[DATA BLOCK]
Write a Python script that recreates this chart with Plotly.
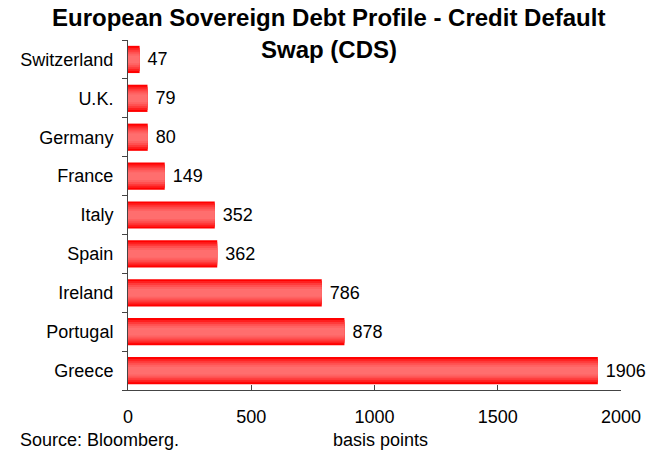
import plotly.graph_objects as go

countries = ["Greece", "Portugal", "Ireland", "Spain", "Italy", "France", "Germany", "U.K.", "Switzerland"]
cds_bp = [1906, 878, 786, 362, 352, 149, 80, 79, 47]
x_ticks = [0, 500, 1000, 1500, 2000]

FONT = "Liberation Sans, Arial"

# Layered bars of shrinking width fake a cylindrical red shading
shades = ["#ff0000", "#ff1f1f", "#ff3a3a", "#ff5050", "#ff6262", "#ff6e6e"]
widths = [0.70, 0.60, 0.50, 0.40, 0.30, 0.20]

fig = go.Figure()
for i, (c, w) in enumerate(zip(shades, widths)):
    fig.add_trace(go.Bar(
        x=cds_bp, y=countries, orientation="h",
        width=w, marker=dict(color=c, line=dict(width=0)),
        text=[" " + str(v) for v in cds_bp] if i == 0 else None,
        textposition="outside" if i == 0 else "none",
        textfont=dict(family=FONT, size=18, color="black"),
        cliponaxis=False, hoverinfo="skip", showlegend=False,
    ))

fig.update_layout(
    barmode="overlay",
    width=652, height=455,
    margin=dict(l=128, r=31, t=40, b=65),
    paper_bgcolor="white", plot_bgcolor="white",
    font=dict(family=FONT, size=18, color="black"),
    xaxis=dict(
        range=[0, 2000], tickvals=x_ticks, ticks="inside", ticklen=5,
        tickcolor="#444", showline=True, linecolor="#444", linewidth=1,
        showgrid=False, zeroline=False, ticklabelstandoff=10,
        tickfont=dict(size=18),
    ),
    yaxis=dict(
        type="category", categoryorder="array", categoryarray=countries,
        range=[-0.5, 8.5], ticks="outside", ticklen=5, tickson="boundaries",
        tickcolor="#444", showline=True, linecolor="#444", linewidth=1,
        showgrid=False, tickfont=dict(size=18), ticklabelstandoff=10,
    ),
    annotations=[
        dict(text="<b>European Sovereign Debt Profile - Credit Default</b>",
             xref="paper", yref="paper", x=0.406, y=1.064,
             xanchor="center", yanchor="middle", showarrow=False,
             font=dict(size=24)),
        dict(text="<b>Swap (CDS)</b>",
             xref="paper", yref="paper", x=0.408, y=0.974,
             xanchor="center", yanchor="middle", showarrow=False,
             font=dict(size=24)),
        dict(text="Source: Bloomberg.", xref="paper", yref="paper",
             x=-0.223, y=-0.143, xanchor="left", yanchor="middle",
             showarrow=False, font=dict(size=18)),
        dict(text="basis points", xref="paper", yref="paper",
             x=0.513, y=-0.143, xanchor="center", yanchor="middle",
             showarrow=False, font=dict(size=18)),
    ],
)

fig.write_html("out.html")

[EXERCISE BRIEF] The material above holds pictures; copy everything else in it exactly.

[RESULT OF THIS TASK]
Write a Python script that recreates this chart with Plotly.
import plotly.graph_objects as go

countries = ["Greece", "Portugal", "Ireland", "Spain", "Italy", "France", "Germany", "U.K.", "Switzerland"]
cds_bp = [1906, 878, 786, 362, 352, 149, 80, 79, 47]
x_ticks = [0, 500, 1000, 1500, 2000]

FONT = "Liberation Sans, Arial"

# Layered bars of shrinking width fake a cylindrical red shading
shades = ["#ff0000", "#ff1f1f", "#ff3a3a", "#ff5050", "#ff6262", "#ff6e6e"]
widths = [0.70, 0.60, 0.50, 0.40, 0.30, 0.20]

fig = go.Figure()
for i, (c, w) in enumerate(zip(shades, widths)):
    fig.add_trace(go.Bar(
        x=cds_bp, y=countries, orientation="h",
        width=w, marker=dict(color=c, line=dict(width=0)),
        text=[" " + str(v) for v in cds_bp] if i == 0 else None,
        textposition="outside" if i == 0 else "none",
        textfont=dict(family=FONT, size=18, color="black"),
        cliponaxis=False, hoverinfo="skip", showlegend=False,
    ))

fig.update_layout(
    barmode="overlay",
    width=652, height=455,
    margin=dict(l=128, r=31, t=40, b=65),
    paper_bgcolor="white", plot_bgcolor="white",
    font=dict(family=FONT, size=18, color="black"),
    xaxis=dict(
        range=[0, 2000], tickvals=x_ticks, ticks="inside", ticklen=5,
        tickcolor="#444", showline=True, linecolor="#444", linewidth=1,
        showgrid=False, zeroline=False, ticklabelstandoff=10,
        tickfont=dict(size=18),
    ),
    yaxis=dict(
        type="category", categoryorder="array", categoryarray=countries,
        range=[-0.5, 8.5], ticks="outside", ticklen=5, tickson="boundaries",
        tickcolor="#444", showline=True, linecolor="#444", linewidth=1,
        showgrid=False, tickfont=dict(size=18), ticklabelstandoff=10,
    ),
    annotations=[
        dict(text="<b>European Sovereign Debt Profile - Credit Default</b>",
             xref="paper", yref="paper", x=0.406, y=1.064,
             xanchor="center", yanchor="middle", showarrow=False,
             font=dict(size=24)),
        dict(text="<b>Swap (CDS)</b>",
             xref="paper", yref="paper", x=0.408, y=0.974,
             xanchor="center", yanchor="middle", showarrow=False,
             font=dict(size=24)),
        dict(text="Source: Bloomberg.", xref="paper", yref="paper",
             x=-0.223, y=-0.143, xanchor="left", yanchor="middle",
             showarrow=False, font=dict(size=18)),
        dict(text="basis points", xref="paper", yref="paper",
             x=0.513, y=-0.143, xanchor="center", yanchor="middle",
             showarrow=False, font=dict(size=18)),
    ],
)

fig.write_html("out.html")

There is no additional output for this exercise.